After that, White House economist Christina Romer stood in front of cameras and hedged away from any jobs claim, mumbling some nonsense about how “it’s very hard to say exactly because you don’t know what the baseline is, right, because you don’t know what the economy would have done without” the stimulus billions.

As the Washington Examiner pointed out, it would have been more efficient to open a special unemployment office that issued checks for $230K to the first 650,000 unemployed people who could fog a mirror.

The lesson: statists have no bloody idea how to connect their boondoggles with practical outcomes.
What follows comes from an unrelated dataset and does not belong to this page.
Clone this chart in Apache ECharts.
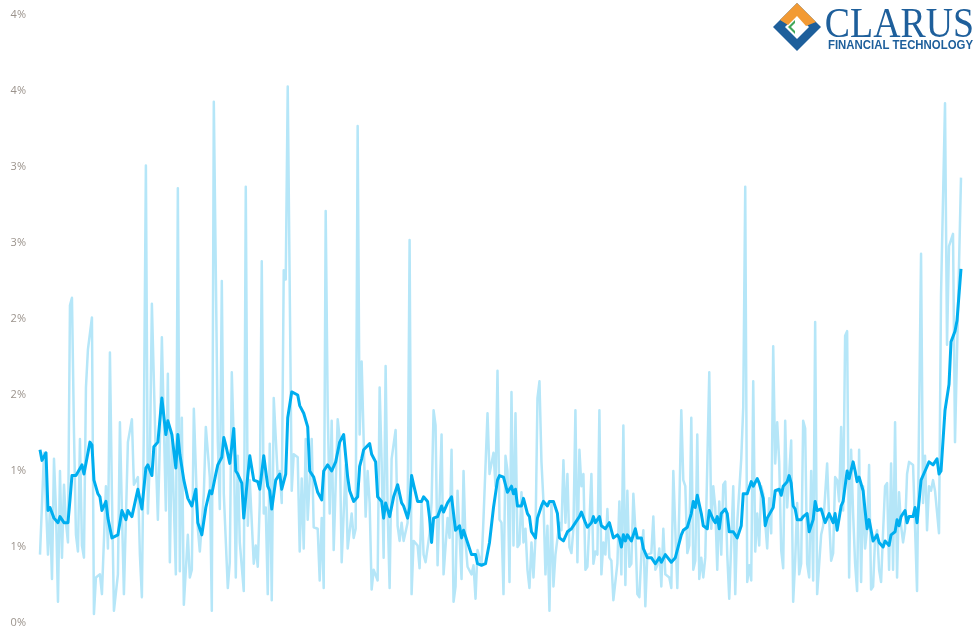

Their first assumption is that people are too stupid to divide expenditures by claimed results. Their response is to debase all data with confused spin.

In the meantime, markets speak with clarity. In late October, the Boeing Corp. gave the state of Washington a nasty Halloween present. CEO Jim McNerney announced that the company was locating its new plant (designed for building the oft-delayed 787 Dreamliner jet) in South Carolina.

The addled twits who run Washington politics – embodied, in this case, by inexplicable Gov. Christine Gregoire and halfwits-need-representation-too Sen. Patty Murray – claimed”shock, dismay and outrage” at Boeing’s move.

In 2002, Alan Mulally (who was at the time executive VP at Boeing and CEO of Boeing Commercial Airplanes) told the Washington State House Labor Committee that “the state of Washington is not competitive…. meaning it costs us more to operate [here].” Specifically, he mentioned the state’s inefficient unemployment insurance and workers’ comp systems. He didn’t mention the screwed-up labor union situation, but he was probably thinking it.

Boeing’s Everett, Washington factory has had to weather strikes by its machinists’ union four times since 1990. The most recent strike – a 57-day shutdown in 2008 – cost Boeing over $5 billion in deferred revenue and (additional) delays in production of the 787. The union eventually caved on its absurd demands for higher wages and richer perks. But the damage was done.

In the pretend world of Beltway policy, billions of dollars can be explained away by inarticulate economists. In the real world of building airplanes, a $5 billion opportunity cost means that things change. Production lines move to right-towork states.

And more than one Boeing analyst predicted that, when demand for the 787 softens, the Everett plant will be the first to be shut down.

Statist union agitators can try such threadbare tricks as “card check,” vote-counting manipulation, and shop floor intimidation. But these are a loser’s tactics. They lead to desperate nonsense about jobs”created or saved” and mumbled evasions about how the numbers don’t really mean anything. In the meantime, the featherbedding collectivists of the International Association of Machinists and Aerospace Workers, AFL-CIO, District 751, have fewer stooges from whom to steal.